Nana Kodwo Conduah VI, the Paramount Chief of Elmina, has chastised Ghanaians for denigrating the image of the Ghana Police Service by constantly describing its officers as bribe-takers.

According to him, the police officers always help to maintain law and order in the society but due to the dark nature of their uniform if you see them taking monies in any regard, they are simply taking what he describes as ‘funeral donations’.

“Police officers do not take bribes….no police officer receives bribe but rather they receive funeral donations because of their black uniform which signifies they are mourning,” he said amidst cheers from the crowd during a durbar at the 2019 Bakatue festival.

Nana Kodwo Conduah VI further admonished Ghanaians to desist from such negative tagging of the Ghana Police Service.

The 2019 Edina Bakatue by the people of Elmina in the Central Region is a master show of culture, custom and the best of the African traditional religion.

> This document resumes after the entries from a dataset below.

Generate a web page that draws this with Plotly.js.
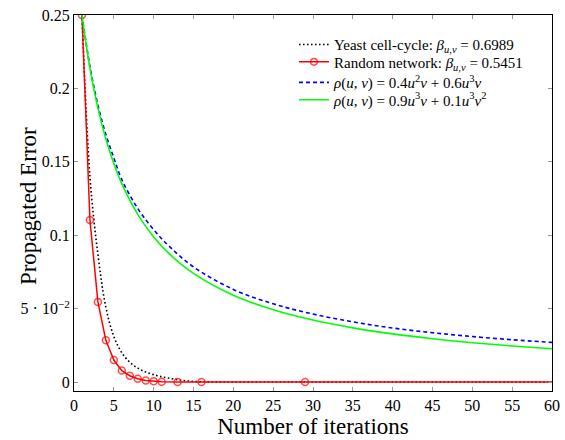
<!DOCTYPE html>
<html>
<head>
<meta charset="utf-8">
<script src="https://cdn.plot.ly/plotly-3.0.1.min.js"></script>
<style>html,body{margin:0;padding:0;background:#fff;}#chart{width:565px;height:440px;}</style>
</head>
<body>
<div id="chart"></div>
<script>
// Yeast cell-cycle (black dotted)
const yeastX = [1,2,3,4,5,6,7,8,9,10,11,12,13,14,15,16,18,20,25,30,40,50,60];
const yeastY = [0.25,0.14,0.087,0.051,0.031,0.020,0.0135,0.0095,0.0068,0.005,0.0036,0.0025,0.0016,0.0009,0.0004,0.0002,0.0001,0,0,0,0,0,0];
// Random network (red, circles)
const randX = [1,2,3,4,5,6,7,8,9,10,11,13,16,29,60];
const randY = [0.25,0.1104,0.0546,0.0284,0.015,0.0078,0.0043,0.0023,0.0011,0.0005,0.0002,0.00005,0.00001,0,0];
const randMarkSize = [7,7,7,7,7,7,7,7,7,7,7,7,7,7,0];
// rho blue dashed and green
const curveX = [1,2,3,4,5,6,8,10,12,15,20,25,30,35,40,45,50,55,60];
const blueY = [0.25,0.215,0.1887,0.1686,0.1527,0.1379,0.1183,0.1038,0.0922,0.0784,0.0631,0.0533,0.0463,0.0410,0.0368,0.0336,0.0310,0.0288,0.0270];
const greenY = [0.25,0.2137,0.1866,0.1656,0.1488,0.1351,0.1142,0.0988,0.0871,0.0740,0.0591,0.0492,0.0422,0.0369,0.0328,0.0295,0.0268,0.0246,0.0227];

const xTicks = [0,5,10,15,20,25,30,35,40,45,50,55,60];
const yTickVals = [0,0.05,0.1,0.15,0.2,0.25];
const yTickText = ['0','5 · 10<sup>−2</sup>','0.1','0.15','0.2','0.25'];

const font = '"Liberation Serif", "DejaVu Serif", serif';

const traces = [
  {x: yeastX, y: yeastY, type: 'scatter', mode: 'lines', line: {color: '#000', width: 1.6, dash: '1.6px,2.4px', shape: 'spline'},
   name: 'Yeast cell-cycle: <i>β</i><sub><i>u,v</i></sub> = 0.6989', legend: 'legend'},
  {x: randX, y: randY, type: 'scatter', mode: 'lines+markers', line: {color: '#ff0000', width: 1.5},
   marker: {symbol: 'circle-open', size: randMarkSize, color: '#ff0000', line: {width: 1.5, color: '#ff0000'}},
   name: 'Random network: <i>β</i><sub><i>u,v</i></sub> = 0.5451', legend: 'legend2'},
  {x: curveX, y: blueY, type: 'scatter', mode: 'lines', line: {color: '#0000ff', width: 1.6, dash: '4px,3px', shape: 'spline'},
   name: '<i>ρ</i>(<i>u</i>, <i>v</i>) = 0.4<i>u</i><sup>2</sup><i>v</i> + 0.6<i>u</i><sup>3</sup><i>v</i>', legend: 'legend3'},
  {x: curveX, y: greenY, type: 'scatter', mode: 'lines', line: {color: '#00ff00', width: 1.6, shape: 'spline'},
   name: '<i>ρ</i>(<i>u</i>, <i>v</i>) = 0.9<i>u</i><sup>3</sup><i>v</i> + 0.1<i>u</i><sup>3</sup><i>v</i><sup>2</sup>', legend: 'legend4'}
];

function leg(y) {
  return {x: 0.4602, y: y, xanchor: 'left', yanchor: 'middle', bgcolor: 'rgba(255,255,255,0)', borderwidth: 0,
          font: {family: font, size: 15, color: '#000'}};
}

const layout = {
  width: 565, height: 440,
  margin: {l: 74, r: 13, t: 15, b: 49},
  paper_bgcolor: '#fff', plot_bgcolor: '#fff',
  font: {family: font, size: 14, color: '#000'},
  showlegend: true,
  legend: leg(0.921), legend2: leg(0.8747), legend3: leg(0.8202), legend4: leg(0.7738),
  xaxis: {range: [0, 60], tickvals: xTicks, ticktext: xTicks.map(String), ticks: 'inside', ticklen: 4, tickcolor: '#999',
          showline: true, linecolor: '#000', linewidth: 1, mirror: 'ticks', showgrid: false, zeroline: false,
          tickfont: {family: font, size: 16},
          title: {text: 'Number of iterations', font: {family: font, size: 23}, standoff: 0}},
  yaxis: {range: [-0.0061, 0.25], tickvals: yTickVals, ticktext: yTickText, ticks: 'inside', ticklen: 4, tickcolor: '#999',
          showline: true, linecolor: '#000', linewidth: 1, mirror: 'ticks', showgrid: false, zeroline: false,
          tickfont: {family: font, size: 16}},
  annotations: [
    {text: 'Propagated Error', xref: 'paper', yref: 'paper', x: -0.0962, y: 0.4918, xanchor: 'center', yanchor: 'middle',
     textangle: -90, showarrow: false, font: {family: font, size: 23, color: '#000'}}
  ]
};

Plotly.newPlot('chart', traces, layout, {displayModeBar: false, staticPlot: true});
</script>
</body>
</html>
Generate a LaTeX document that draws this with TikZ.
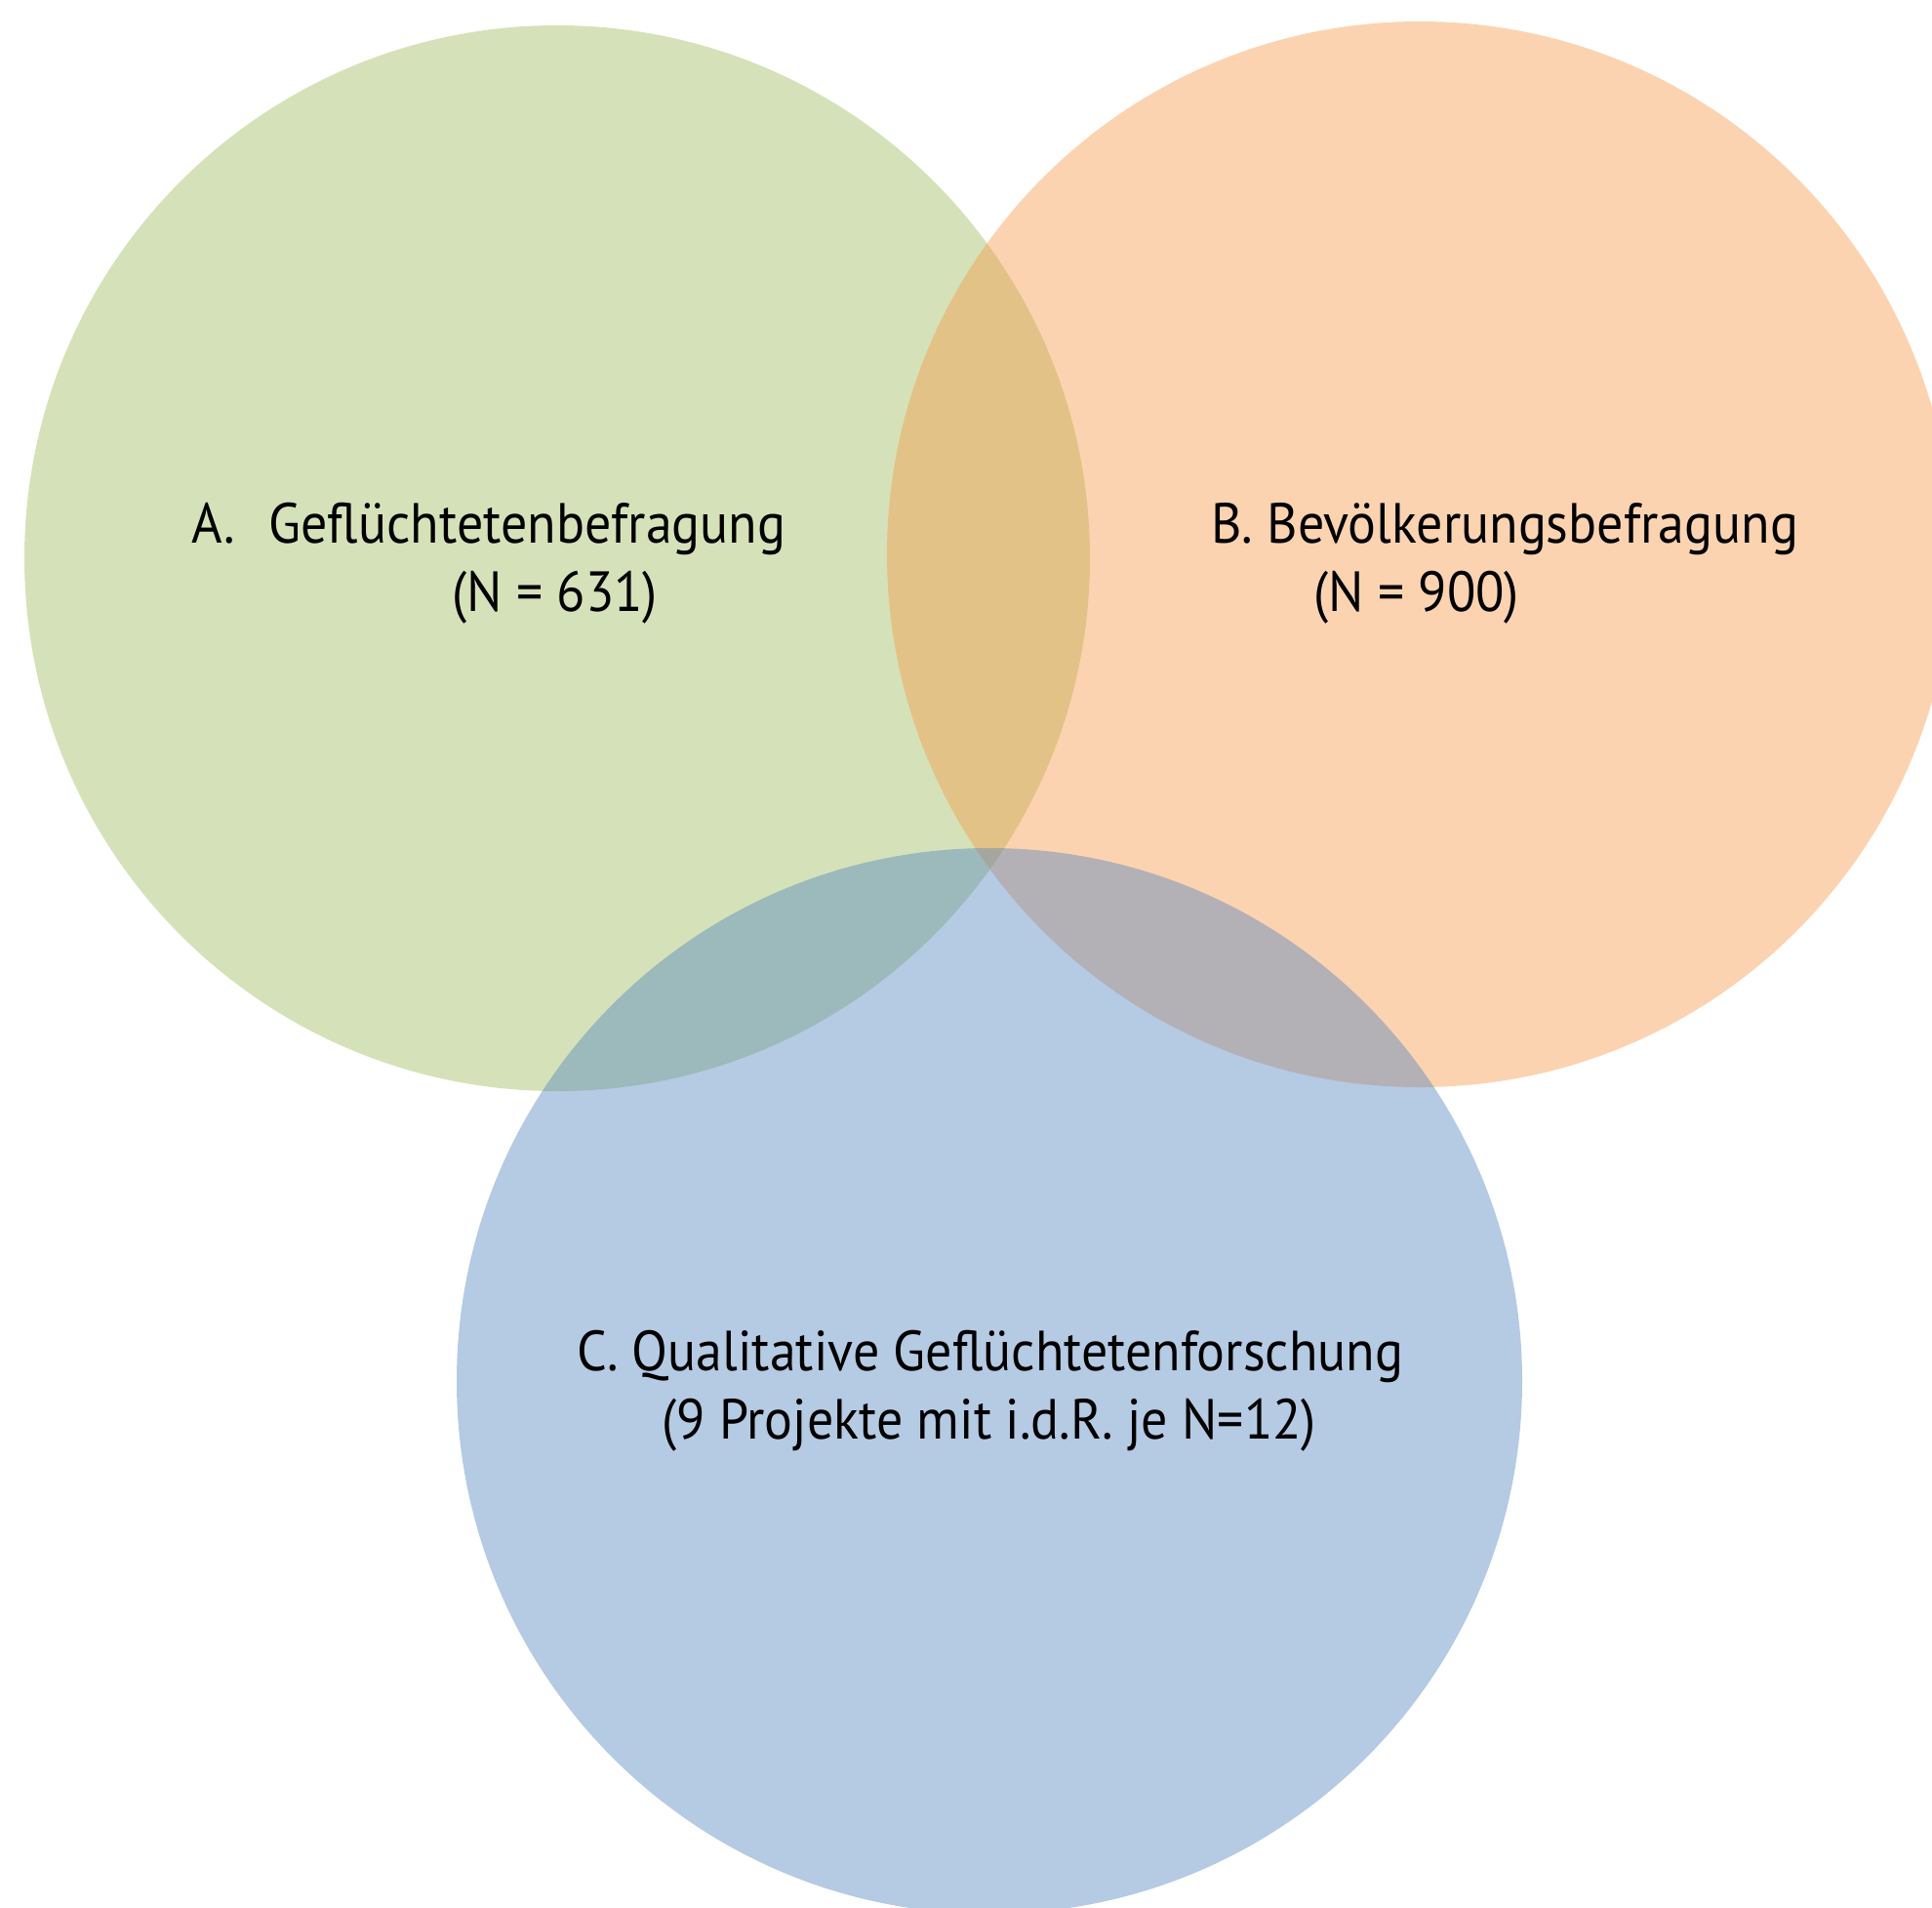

On Tuesday, July 3, 2019, the members of the Edina royal family participated in a royal procession in the morning which was made up of the chiefs and stool carriers.

 

The Chiefs were riding in beautifully crafted palanquins which was led by the Paramount Chief of Elmina, Nana Kodwo Conduah VI, adorned in rich traditional regalia as they exhibited their dancing prowess amidst drumming and dancing through the ceremonial streets of the city of ancient civilization in Ghana.

The Chiefs later in the afternoon offered the sacred festival food of eggs and mashed yam mixed with palm oil to Nana Brenya, (the river god) and prayed for peace, abundant fish catch and farm produce.

This was followed by casting of the Omanhene’s net which was done thrice to get a catch to signify a bumper harvest and the subsequent firing of muskets to declare an end to the ban on fishing, drumming, funerals and other social activities in the Elmina Traditional Area.

Another attraction was the riding on the lagoon by women wearing rich Kente cloth and local festive headgear (Tekuwa) adorned with a gold tiara as they fired guns to the admiration of all.

The royal procession leading to the chief’s palace amidst traditional music ended the colourful event after the traditional priests had offered all the fish caught by the Omanhene’s net to the gods as a symbol of appreciation for the harvest.